— AVAILABLE DATA —
* * * *
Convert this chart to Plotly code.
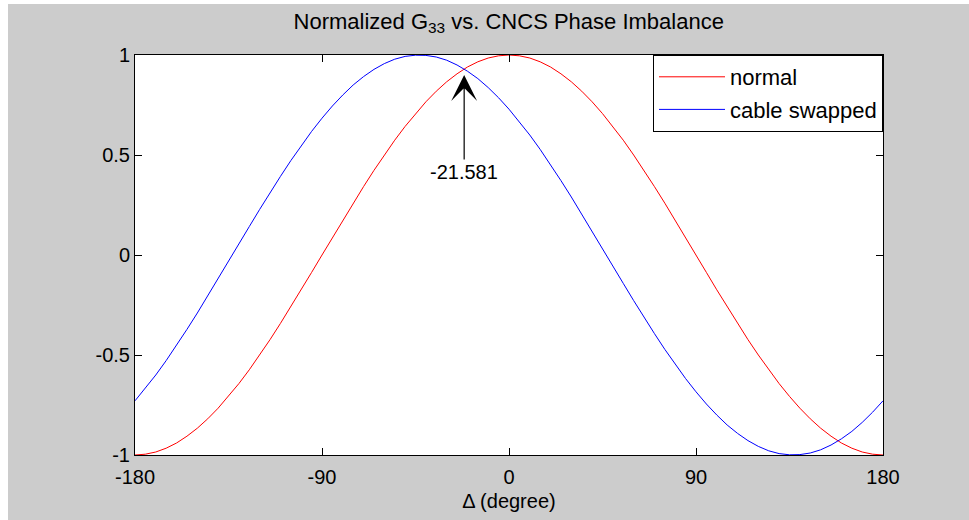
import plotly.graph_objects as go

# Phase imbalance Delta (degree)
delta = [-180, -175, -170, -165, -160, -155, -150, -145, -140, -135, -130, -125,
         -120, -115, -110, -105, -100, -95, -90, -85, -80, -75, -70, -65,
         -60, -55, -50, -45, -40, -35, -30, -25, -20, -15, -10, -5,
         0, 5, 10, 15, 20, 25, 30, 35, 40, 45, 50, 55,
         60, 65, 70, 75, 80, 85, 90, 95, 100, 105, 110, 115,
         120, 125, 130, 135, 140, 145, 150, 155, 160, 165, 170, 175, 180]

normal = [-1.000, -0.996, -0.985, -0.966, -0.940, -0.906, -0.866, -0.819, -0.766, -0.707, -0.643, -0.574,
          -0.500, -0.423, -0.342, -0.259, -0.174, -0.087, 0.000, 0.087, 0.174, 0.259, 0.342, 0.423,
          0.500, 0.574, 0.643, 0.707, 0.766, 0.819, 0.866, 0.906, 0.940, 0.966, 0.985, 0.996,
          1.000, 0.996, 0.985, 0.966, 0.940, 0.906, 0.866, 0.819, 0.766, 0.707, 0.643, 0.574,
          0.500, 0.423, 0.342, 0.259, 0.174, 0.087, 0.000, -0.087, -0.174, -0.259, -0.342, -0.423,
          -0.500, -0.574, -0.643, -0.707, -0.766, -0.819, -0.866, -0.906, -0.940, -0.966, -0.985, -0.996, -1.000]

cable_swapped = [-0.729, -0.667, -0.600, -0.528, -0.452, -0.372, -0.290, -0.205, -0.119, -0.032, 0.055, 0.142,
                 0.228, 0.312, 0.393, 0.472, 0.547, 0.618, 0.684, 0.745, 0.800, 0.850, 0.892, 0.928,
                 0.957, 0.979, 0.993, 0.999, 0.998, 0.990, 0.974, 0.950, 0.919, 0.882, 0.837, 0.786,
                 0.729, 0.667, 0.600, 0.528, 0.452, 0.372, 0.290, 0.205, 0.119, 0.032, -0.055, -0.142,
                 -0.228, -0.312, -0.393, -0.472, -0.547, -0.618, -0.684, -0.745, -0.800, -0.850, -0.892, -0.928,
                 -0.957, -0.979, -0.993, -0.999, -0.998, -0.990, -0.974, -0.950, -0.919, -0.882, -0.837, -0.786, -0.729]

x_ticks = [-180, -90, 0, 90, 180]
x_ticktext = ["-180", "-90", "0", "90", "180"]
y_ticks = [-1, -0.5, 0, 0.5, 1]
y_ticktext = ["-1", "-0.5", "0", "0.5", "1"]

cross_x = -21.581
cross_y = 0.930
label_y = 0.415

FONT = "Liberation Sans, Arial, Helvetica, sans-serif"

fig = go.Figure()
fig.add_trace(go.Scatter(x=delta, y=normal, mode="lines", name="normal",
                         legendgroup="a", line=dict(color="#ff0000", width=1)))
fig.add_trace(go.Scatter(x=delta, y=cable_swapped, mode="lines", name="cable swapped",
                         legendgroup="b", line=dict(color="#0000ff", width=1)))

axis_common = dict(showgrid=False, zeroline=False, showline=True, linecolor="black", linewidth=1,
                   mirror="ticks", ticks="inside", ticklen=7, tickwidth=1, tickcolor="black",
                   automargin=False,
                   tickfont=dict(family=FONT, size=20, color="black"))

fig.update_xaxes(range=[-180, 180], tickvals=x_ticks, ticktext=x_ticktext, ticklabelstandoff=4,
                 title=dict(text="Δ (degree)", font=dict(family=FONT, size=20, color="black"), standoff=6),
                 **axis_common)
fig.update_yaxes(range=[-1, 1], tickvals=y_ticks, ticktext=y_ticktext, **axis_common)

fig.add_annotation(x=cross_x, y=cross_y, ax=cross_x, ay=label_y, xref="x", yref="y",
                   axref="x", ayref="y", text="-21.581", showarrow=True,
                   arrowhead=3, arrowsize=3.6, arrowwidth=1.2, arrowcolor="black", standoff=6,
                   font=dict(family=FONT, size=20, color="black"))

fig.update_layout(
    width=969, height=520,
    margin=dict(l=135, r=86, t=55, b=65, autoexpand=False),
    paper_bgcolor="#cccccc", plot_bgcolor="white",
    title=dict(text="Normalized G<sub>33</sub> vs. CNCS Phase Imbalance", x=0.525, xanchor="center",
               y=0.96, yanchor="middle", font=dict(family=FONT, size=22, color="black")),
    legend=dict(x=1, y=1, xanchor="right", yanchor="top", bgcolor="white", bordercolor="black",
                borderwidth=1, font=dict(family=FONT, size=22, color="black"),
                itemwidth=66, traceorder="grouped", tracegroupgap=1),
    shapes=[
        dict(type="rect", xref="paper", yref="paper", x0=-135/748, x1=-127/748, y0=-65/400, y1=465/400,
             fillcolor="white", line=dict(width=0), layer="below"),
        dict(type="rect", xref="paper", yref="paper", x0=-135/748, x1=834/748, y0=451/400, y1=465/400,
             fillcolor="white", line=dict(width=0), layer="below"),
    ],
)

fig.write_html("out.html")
* * * *
— TO BE DONE —
Set the data above down again exactly as given, with no pictures.

— OUTPUT OF THE TASK —
Convert this chart to Plotly code.
import plotly.graph_objects as go

# Phase imbalance Delta (degree)
delta = [-180, -175, -170, -165, -160, -155, -150, -145, -140, -135, -130, -125,
         -120, -115, -110, -105, -100, -95, -90, -85, -80, -75, -70, -65,
         -60, -55, -50, -45, -40, -35, -30, -25, -20, -15, -10, -5,
         0, 5, 10, 15, 20, 25, 30, 35, 40, 45, 50, 55,
         60, 65, 70, 75, 80, 85, 90, 95, 100, 105, 110, 115,
         120, 125, 130, 135, 140, 145, 150, 155, 160, 165, 170, 175, 180]

normal = [-1.000, -0.996, -0.985, -0.966, -0.940, -0.906, -0.866, -0.819, -0.766, -0.707, -0.643, -0.574,
          -0.500, -0.423, -0.342, -0.259, -0.174, -0.087, 0.000, 0.087, 0.174, 0.259, 0.342, 0.423,
          0.500, 0.574, 0.643, 0.707, 0.766, 0.819, 0.866, 0.906, 0.940, 0.966, 0.985, 0.996,
          1.000, 0.996, 0.985, 0.966, 0.940, 0.906, 0.866, 0.819, 0.766, 0.707, 0.643, 0.574,
          0.500, 0.423, 0.342, 0.259, 0.174, 0.087, 0.000, -0.087, -0.174, -0.259, -0.342, -0.423,
          -0.500, -0.574, -0.643, -0.707, -0.766, -0.819, -0.866, -0.906, -0.940, -0.966, -0.985, -0.996, -1.000]

cable_swapped = [-0.729, -0.667, -0.600, -0.528, -0.452, -0.372, -0.290, -0.205, -0.119, -0.032, 0.055, 0.142,
                 0.228, 0.312, 0.393, 0.472, 0.547, 0.618, 0.684, 0.745, 0.800, 0.850, 0.892, 0.928,
                 0.957, 0.979, 0.993, 0.999, 0.998, 0.990, 0.974, 0.950, 0.919, 0.882, 0.837, 0.786,
                 0.729, 0.667, 0.600, 0.528, 0.452, 0.372, 0.290, 0.205, 0.119, 0.032, -0.055, -0.142,
                 -0.228, -0.312, -0.393, -0.472, -0.547, -0.618, -0.684, -0.745, -0.800, -0.850, -0.892, -0.928,
                 -0.957, -0.979, -0.993, -0.999, -0.998, -0.990, -0.974, -0.950, -0.919, -0.882, -0.837, -0.786, -0.729]

x_ticks = [-180, -90, 0, 90, 180]
x_ticktext = ["-180", "-90", "0", "90", "180"]
y_ticks = [-1, -0.5, 0, 0.5, 1]
y_ticktext = ["-1", "-0.5", "0", "0.5", "1"]

cross_x = -21.581
cross_y = 0.930
label_y = 0.415

FONT = "Liberation Sans, Arial, Helvetica, sans-serif"

fig = go.Figure()
fig.add_trace(go.Scatter(x=delta, y=normal, mode="lines", name="normal",
                         legendgroup="a", line=dict(color="#ff0000", width=1)))
fig.add_trace(go.Scatter(x=delta, y=cable_swapped, mode="lines", name="cable swapped",
                         legendgroup="b", line=dict(color="#0000ff", width=1)))

axis_common = dict(showgrid=False, zeroline=False, showline=True, linecolor="black", linewidth=1,
                   mirror="ticks", ticks="inside", ticklen=7, tickwidth=1, tickcolor="black",
                   automargin=False,
                   tickfont=dict(family=FONT, size=20, color="black"))

fig.update_xaxes(range=[-180, 180], tickvals=x_ticks, ticktext=x_ticktext, ticklabelstandoff=4,
                 title=dict(text="Δ (degree)", font=dict(family=FONT, size=20, color="black"), standoff=6),
                 **axis_common)
fig.update_yaxes(range=[-1, 1], tickvals=y_ticks, ticktext=y_ticktext, **axis_common)

fig.add_annotation(x=cross_x, y=cross_y, ax=cross_x, ay=label_y, xref="x", yref="y",
                   axref="x", ayref="y", text="-21.581", showarrow=True,
                   arrowhead=3, arrowsize=3.6, arrowwidth=1.2, arrowcolor="black", standoff=6,
                   font=dict(family=FONT, size=20, color="black"))

fig.update_layout(
    width=969, height=520,
    margin=dict(l=135, r=86, t=55, b=65, autoexpand=False),
    paper_bgcolor="#cccccc", plot_bgcolor="white",
    title=dict(text="Normalized G<sub>33</sub> vs. CNCS Phase Imbalance", x=0.525, xanchor="center",
               y=0.96, yanchor="middle", font=dict(family=FONT, size=22, color="black")),
    legend=dict(x=1, y=1, xanchor="right", yanchor="top", bgcolor="white", bordercolor="black",
                borderwidth=1, font=dict(family=FONT, size=22, color="black"),
                itemwidth=66, traceorder="grouped", tracegroupgap=1),
    shapes=[
        dict(type="rect", xref="paper", yref="paper", x0=-135/748, x1=-127/748, y0=-65/400, y1=465/400,
             fillcolor="white", line=dict(width=0), layer="below"),
        dict(type="rect", xref="paper", yref="paper", x0=-135/748, x1=834/748, y0=451/400, y1=465/400,
             fillcolor="white", line=dict(width=0), layer="below"),
    ],
)

fig.write_html("out.html")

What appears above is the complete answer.